According to Knoper in one of his more convincing chapters, Twain's
early interest in phrenology, mesmerism, palmistry, and mental
telegraphy are reflected in many examples from his texts, as are the
revelatory nature of involuntary gestures and physical signs throughout
Twain's canon.  Knoper again notes a gender distinction in Twain's
thinking, that women's faces naturally must reflect the truth without an
ability to lie while males can easily assume masks--another reflection
of Victorian values of sexuality.

But a surprising and odd digression changes the scope and perhaps
plausibility of the book when Knoper spends considerable time exploring
mediums and mental telegraphy linking representation with electrical
body impulses, discussing the unconscious mind as medium of expression
and autoeroticism.  It is surprising no credit is given to Sherwood
Cummings's _Mark Twain and Science_ in this section, and more surprising
is that this extended discussion is included in this volume.  While this
material might have made for a useful article elsewhere, its connections
with performance culture are tenuous, strained, and far afield from the
thesis inherent in the book's title.  Knoper does make some useful
points, particularly regarding _Colonel Sellers_ and Twain's use of
mediumship in various novels (Jim's hairball, Joan of Arc's channeling
of spirits), and that women writers often claimed to be mediums rather
than being transgressors of the male dominated public stage.  For
Knoper, women writers exaggerated their passive roles as mediums, as
their works actually tended to emphasize style and artifice over true

Knoper's final chapters, devoted to performance in Twain's novels,
perhaps contain his most original and most intriguing contributions to
Twain studies.  While these chapters reveal little about performance
culture _per se_, they do provide fresh readings of the novels worthy of
critical attention.  Knoper devotes one chapter to the theatricality of
_The Prince and the Pauper_, in which he compares the pageantry of
royalty with the rowdy carnivals of the commoners and the social
criticism inherent in the dramatic juxtapositions.
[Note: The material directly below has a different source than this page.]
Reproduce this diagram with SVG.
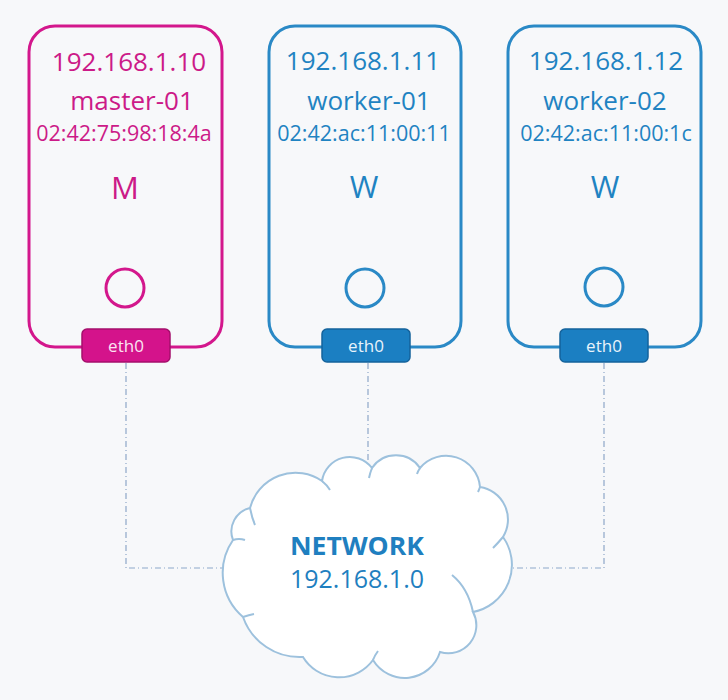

He develops this theme in his analysis of _A Connecticut Yankee_,
exploring how realist representation is clouded by inverted role playing
and Hank Morgan's marketplace performances that test the meaning of
public spectacle vs. representative value.  The conflict between
representation and meaning is further explored in the discussion of
_Joan of Arc_, in which Joan's life is twisted and distorted in the
dramatization of her trial.  Knoper cites the novel as a part of the
national theater of the nineteenth century, as Joan was a popular stage
figure epitomizing cultural debates over faith, patriotism, and modern
skepticism regarding institutional authority.  Knoper maintains both
mass culture and melodrama share a common symbol in Joan, who Twain
portrayed as authentic because of her natural, unposed fidelity to self
on the public stage.  Her transvestitism merges masculine and feminine
identities, while raising issues of duality and eroticism, and her
mediumship is means for realist, unconscious truth.

Joan, for Knoper, is the opposite of No. 44 in _The Mysterious
Stranger_, the bad boy who loves shows and spectacles.  In _The
Mysterious Stranger_, Knoper claims, Twain uses dream states to explore
the mind/body dichotomy where dreams produce a closer representation of
true fidelity than verbal contrivances or physical expressions can
provide.  In _Mysterious Stranger_, Knoper asserts, Twain resolves his
issues of performance by merging idea and representation in the dream
self where materialization disappears, erasing the duality of mind/body
distinctions.  Knoper points to interesting parallels between _No. 44_
and Mary Baker Eddy's principles of Christian Science that Knoper
believes belie Twain's attacks on her.

_Acting Naturally_ is a well-documented, profoundly thought out addition
to studies on Twain's theatrical aspects, but must be considered but one
contribution to studies regarding this side of Twain.  Again, Knoper is
clearly aware of this, and provides a helpful, annotated bibliography of
secondary sources related to this multifaceted subject.  Many previous
studies, for example, explore aspects untouched by Knoper, notably those
that explore Twain's interest in the pulpit and frontier storytelling.
Knoper is most insightful when applying his conceptions of performance
culture to Twain's novels, and his discussions on _Colonel Sellers_ add
new dimensions for appreciating the craftsmanship of that play.  Knoper
also contributes much to gender-oriented studies of Twain, though his
attention to racial issues is primarily confined to discussing
_Pudd'nhead Wilson_.  But this "lapse" can be considered a flaw only
because Knoper's introduction states that racial issues are central to
his study, and he only sparingly follows up on this point.

While it would be inappropriate to call too much attention to the book
Knoper didn't write, it is useful to observe that the subject of Twain
and performance culture is far from exhausted in _Acting Naturally_, and
Knoper's omissions open opportunities for young scholars to explore in
greater depth.  For example, David Reynold's study of Whitman examined
in detail the importance of music in the culture of Walt Whitman, but
Twain studies still await an important work exploring this facet of
performance culture in the life and works of Mark Twain.  Readers may
need to look to Reynold's for a fuller and clearer definition of just
what "performance culture" is, and look to Knoper for expanding these
definitions and ideas for how they can be applied to texts that, on
first glance, seem far removed from the stage.  Knoper both provides new
insights of his own and widens discussion possibilities, and deserves
credit for both his scholarship and originality.  All Twainians will
find much of value in _Acting Naturally_.